The task: Images are not part of the copy; write out the rest of the data exactly as given.

Available data:
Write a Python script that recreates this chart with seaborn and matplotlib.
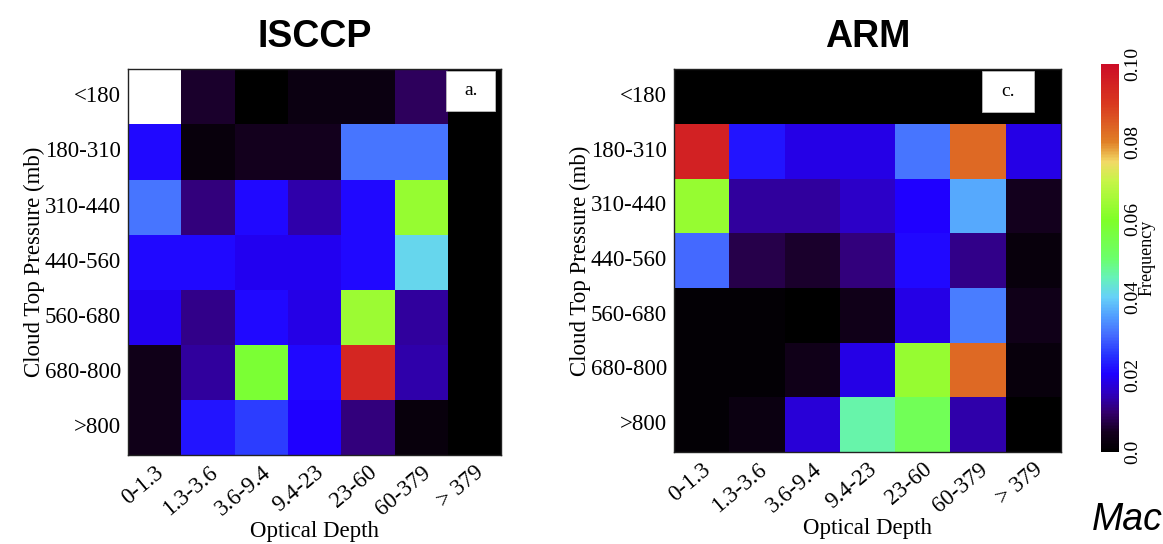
import numpy as np
import pandas as pd
import matplotlib
matplotlib.use("Agg")
import matplotlib.pyplot as plt
import seaborn as sns
from matplotlib.colors import LinearSegmentedColormap
from matplotlib.patches import Rectangle

sns.set_theme(style="white")
plt.rcParams['font.family'] = ['Liberation Serif', 'DejaVu Serif']
for k in ["text.color", "axes.labelcolor", "xtick.color", "ytick.color"]:
    plt.rcParams[k] = "black"

optical_depth = ["0-1.3", "1.3-3.6", "3.6-9.4", "9.4-23", "23-60", "60-379", "> 379"]
pressure = ["<180", "180-310", "310-440", "440-560", "560-680", "680-800", ">800"]

isccp_vals = [
    [0.120, 0.006, 0.000, 0.003, 0.003, 0.009, 0.000],
    [0.021, 0.002, 0.005, 0.005, 0.031, 0.031, 0.000],
    [0.031, 0.011, 0.021, 0.014, 0.021, 0.063, 0.000],
    [0.021, 0.021, 0.019, 0.019, 0.021, 0.041, 0.000],
    [0.019, 0.012, 0.021, 0.018, 0.064, 0.013, 0.000],
    [0.004, 0.013, 0.058, 0.021, 0.094, 0.014, 0.000],
    [0.004, 0.022, 0.026, 0.020, 0.011, 0.002, 0.000],
]

arm_vals = [
    [0.000, 0.000, 0.000, 0.000, 0.000, 0.000, 0.000],
    [0.095, 0.022, 0.018, 0.018, 0.031, 0.083, 0.018],
    [0.063, 0.013, 0.013, 0.016, 0.020, 0.036, 0.005],
    [0.030, 0.008, 0.006, 0.011, 0.021, 0.012, 0.002],
    [0.001, 0.001, 0.000, 0.004, 0.018, 0.032, 0.004],
    [0.001, 0.001, 0.004, 0.018, 0.063, 0.083, 0.002],
    [0.001, 0.003, 0.017, 0.046, 0.053, 0.014, 0.000],
]

cbar_ticks = [0.0, 0.02, 0.04, 0.06, 0.08, 0.10]
cbar_ticklabels = ["0.0", "0.02", "0.04", "0.06", "0.08", "0.10"]

cmap = LinearSegmentedColormap.from_list("freq", [
    (0.00, (0.00, 0.00, 0.00)),
    (0.05, (0.08, 0.00, 0.12)),
    (0.10, (0.20, 0.00, 0.42)),
    (0.15, (0.18, 0.00, 0.75)),
    (0.20, (0.12, 0.00, 1.00)),
    (0.25, (0.15, 0.20, 1.00)),
    (0.30, (0.27, 0.42, 1.00)),
    (0.35, (0.32, 0.62, 1.00)),
    (0.40, (0.40, 0.82, 0.97)),
    (0.45, (0.40, 0.95, 0.72)),
    (0.50, (0.42, 1.00, 0.42)),
    (0.60, (0.50, 1.00, 0.15)),
    (0.70, (0.78, 0.96, 0.28)),
    (0.75, (0.95, 0.85, 0.40)),
    (0.80, (0.88, 0.50, 0.15)),
    (0.90, (0.85, 0.22, 0.12)),
    (1.00, (0.80, 0.05, 0.15)),
])
cmap.set_over("white")

fig = plt.figure(figsize=(11.63, 5.44), dpi=100)
ax1 = fig.add_axes([0.110, 0.1636, 0.321, 0.709])
ax2 = fig.add_axes([0.5795, 0.169, 0.3328, 0.704])
cax = fig.add_axes([0.9467, 0.169, 0.0155, 0.713])

df1 = pd.DataFrame(isccp_vals, index=pressure, columns=optical_depth)
df2 = pd.DataFrame(arm_vals, index=pressure, columns=optical_depth)

sns.heatmap(df1, ax=ax1, cmap=cmap, vmin=0, vmax=0.1, cbar=False)
sns.heatmap(df2, ax=ax2, cmap=cmap, vmin=0, vmax=0.1, cbar=True, cbar_ax=cax,
            cbar_kws={"ticks": cbar_ticks})

panels = [(ax1, "ISCCP", "a.", 0.853, 0.131, 0.104),
          (ax2, "ARM", "c.", 0.797, 0.132, 0.107)]
for ax, title, tag, bx, bw, bh in panels:
    for s in ax.spines.values():
        s.set_visible(True)
        s.set_color("#222222")
        s.set_linewidth(1.0)
    ax.set_xticklabels(optical_depth, rotation=40, ha="right", rotation_mode="anchor",
                       fontsize=16.5)
    ax.set_yticklabels(pressure, rotation=0, fontsize=16.5)
    ax.tick_params(axis="both", length=0, pad=5)
    ax.set_xlabel("Optical Depth", fontsize=16.5, labelpad=1)
    ax.set_ylabel("Cloud Top Pressure (mb)", fontsize=16.5, labelpad=0)
    ax.set_title(title, fontsize=27, fontweight="bold", family="Liberation Sans", pad=16)
    ax.add_patch(Rectangle((bx, 1 - bh - 0.004), bw, bh, transform=ax.transAxes,
                           facecolor="white", edgecolor="#bbbbbb", lw=0.6, zorder=5))
    ax.text(bx + bw / 2, 1 - bh / 2 - 0.004, tag, transform=ax.transAxes,
            ha="center", va="center", fontsize=14, zorder=6)

cax.tick_params(length=0, labelsize=14, pad=4)
cax.set_yticklabels(cbar_ticklabels, rotation=90, va="center")
cax.set_ylabel("Frequency", fontsize=13, rotation=90, labelpad=-2)
cax.yaxis.set_label_position("right")
for s in cax.spines.values():
    s.set_visible(False)

fig.text(0.9385, 0.045, "Mace", fontsize=27, style="italic",
         family=["Liberation Sans Narrow", "Liberation Sans"],
         ha="left", va="center")

fig.savefig("out.png", dpi=100)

Exercise solution:
Write a Python script that recreates this chart with seaborn and matplotlib.
import numpy as np
import pandas as pd
import matplotlib
matplotlib.use("Agg")
import matplotlib.pyplot as plt
import seaborn as sns
from matplotlib.colors import LinearSegmentedColormap
from matplotlib.patches import Rectangle

sns.set_theme(style="white")
plt.rcParams['font.family'] = ['Liberation Serif', 'DejaVu Serif']
for k in ["text.color", "axes.labelcolor", "xtick.color", "ytick.color"]:
    plt.rcParams[k] = "black"

optical_depth = ["0-1.3", "1.3-3.6", "3.6-9.4", "9.4-23", "23-60", "60-379", "> 379"]
pressure = ["<180", "180-310", "310-440", "440-560", "560-680", "680-800", ">800"]

isccp_vals = [
    [0.120, 0.006, 0.000, 0.003, 0.003, 0.009, 0.000],
    [0.021, 0.002, 0.005, 0.005, 0.031, 0.031, 0.000],
    [0.031, 0.011, 0.021, 0.014, 0.021, 0.063, 0.000],
    [0.021, 0.021, 0.019, 0.019, 0.021, 0.041, 0.000],
    [0.019, 0.012, 0.021, 0.018, 0.064, 0.013, 0.000],
    [0.004, 0.013, 0.058, 0.021, 0.094, 0.014, 0.000],
    [0.004, 0.022, 0.026, 0.020, 0.011, 0.002, 0.000],
]

arm_vals = [
    [0.000, 0.000, 0.000, 0.000, 0.000, 0.000, 0.000],
    [0.095, 0.022, 0.018, 0.018, 0.031, 0.083, 0.018],
    [0.063, 0.013, 0.013, 0.016, 0.020, 0.036, 0.005],
    [0.030, 0.008, 0.006, 0.011, 0.021, 0.012, 0.002],
    [0.001, 0.001, 0.000, 0.004, 0.018, 0.032, 0.004],
    [0.001, 0.001, 0.004, 0.018, 0.063, 0.083, 0.002],
    [0.001, 0.003, 0.017, 0.046, 0.053, 0.014, 0.000],
]

cbar_ticks = [0.0, 0.02, 0.04, 0.06, 0.08, 0.10]
cbar_ticklabels = ["0.0", "0.02", "0.04", "0.06", "0.08", "0.10"]

cmap = LinearSegmentedColormap.from_list("freq", [
    (0.00, (0.00, 0.00, 0.00)),
    (0.05, (0.08, 0.00, 0.12)),
    (0.10, (0.20, 0.00, 0.42)),
    (0.15, (0.18, 0.00, 0.75)),
    (0.20, (0.12, 0.00, 1.00)),
    (0.25, (0.15, 0.20, 1.00)),
    (0.30, (0.27, 0.42, 1.00)),
    (0.35, (0.32, 0.62, 1.00)),
    (0.40, (0.40, 0.82, 0.97)),
    (0.45, (0.40, 0.95, 0.72)),
    (0.50, (0.42, 1.00, 0.42)),
    (0.60, (0.50, 1.00, 0.15)),
    (0.70, (0.78, 0.96, 0.28)),
    (0.75, (0.95, 0.85, 0.40)),
    (0.80, (0.88, 0.50, 0.15)),
    (0.90, (0.85, 0.22, 0.12)),
    (1.00, (0.80, 0.05, 0.15)),
])
cmap.set_over("white")

fig = plt.figure(figsize=(11.63, 5.44), dpi=100)
ax1 = fig.add_axes([0.110, 0.1636, 0.321, 0.709])
ax2 = fig.add_axes([0.5795, 0.169, 0.3328, 0.704])
cax = fig.add_axes([0.9467, 0.169, 0.0155, 0.713])

df1 = pd.DataFrame(isccp_vals, index=pressure, columns=optical_depth)
df2 = pd.DataFrame(arm_vals, index=pressure, columns=optical_depth)

sns.heatmap(df1, ax=ax1, cmap=cmap, vmin=0, vmax=0.1, cbar=False)
sns.heatmap(df2, ax=ax2, cmap=cmap, vmin=0, vmax=0.1, cbar=True, cbar_ax=cax,
            cbar_kws={"ticks": cbar_ticks})

panels = [(ax1, "ISCCP", "a.", 0.853, 0.131, 0.104),
          (ax2, "ARM", "c.", 0.797, 0.132, 0.107)]
for ax, title, tag, bx, bw, bh in panels:
    for s in ax.spines.values():
        s.set_visible(True)
        s.set_color("#222222")
        s.set_linewidth(1.0)
    ax.set_xticklabels(optical_depth, rotation=40, ha="right", rotation_mode="anchor",
                       fontsize=16.5)
    ax.set_yticklabels(pressure, rotation=0, fontsize=16.5)
    ax.tick_params(axis="both", length=0, pad=5)
    ax.set_xlabel("Optical Depth", fontsize=16.5, labelpad=1)
    ax.set_ylabel("Cloud Top Pressure (mb)", fontsize=16.5, labelpad=0)
    ax.set_title(title, fontsize=27, fontweight="bold", family="Liberation Sans", pad=16)
    ax.add_patch(Rectangle((bx, 1 - bh - 0.004), bw, bh, transform=ax.transAxes,
                           facecolor="white", edgecolor="#bbbbbb", lw=0.6, zorder=5))
    ax.text(bx + bw / 2, 1 - bh / 2 - 0.004, tag, transform=ax.transAxes,
            ha="center", va="center", fontsize=14, zorder=6)

cax.tick_params(length=0, labelsize=14, pad=4)
cax.set_yticklabels(cbar_ticklabels, rotation=90, va="center")
cax.set_ylabel("Frequency", fontsize=13, rotation=90, labelpad=-2)
cax.yaxis.set_label_position("right")
for s in cax.spines.values():
    s.set_visible(False)

fig.text(0.9385, 0.045, "Mace", fontsize=27, style="italic",
         family=["Liberation Sans Narrow", "Liberation Sans"],
         ha="left", va="center")

fig.savefig("out.png", dpi=100)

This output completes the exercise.